Kirchner y sus allegados vieron este conflicto y lo manejaron con la lógica y los procedimientos de un conflicto interno argentino. Más aún, parece claro – y las palabras a los ambientalistas en Chile es un paradigma – que miraron siempre el tema en función de pérdidas y ganancias en la política interna. El inquilino de la Casa Rosada vio llegar al gobierno a un Tabaré Vázquez que antes de ser presidente había dado señales públicas de oposición a los emprendimientos celulósicos y sostiene – lo que es creíble – que el luego presidente uruguayo se comprometió a paralizar dichos proyectos. Se sintió engañado – no importa si con razón o sin razón – y reaccionó con la furia con que reacciona cuando se siente traicionado por un ex presidente, un gobernador o un intendente; y a esa furia sumó la furia de sentirse desobedecido.

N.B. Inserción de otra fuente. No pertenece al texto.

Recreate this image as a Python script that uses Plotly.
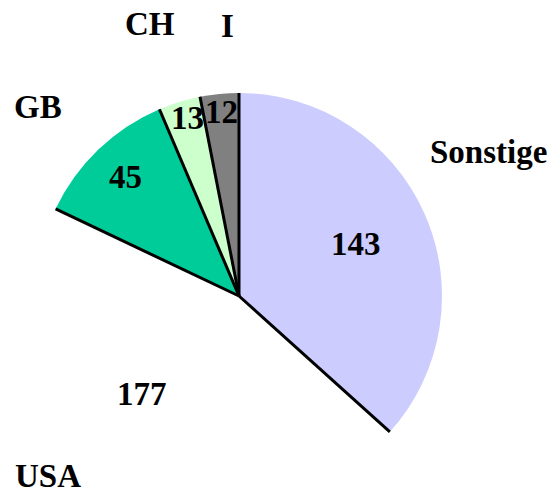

Porque sintió que le daba a Vázquez las mismas órdenes que al gobernador de Santa Cruz y trató de empujarlo como empujó al mandatario de su provincia. Y esa furia creció exponencialmente cuando el arma que siempre funcionó con cada uno de sus adversarios, esta vez no funcionaba.
De este lado se vieron entrampados entre la visión ideologizada y la razón de Estado. Por un lado el sueño de construir un Mercosur políticamente fuerte entre gobiernos amigos y de la misma ideología y por otro la realidad de un conflicto donde la contraparte jugaba claramente la razón de Estado. A lo cual se agrega la falta de una conducción única y una estrategia única en el conflicto, que la contraparte sí la tuvo. Así hubo pasos en falsos: la demanda ante La Haya, la oscilación entre política de consenso nacional y política presidencial, el no medir tiempos, oportunidades y lugares para endurecer o para ablandar.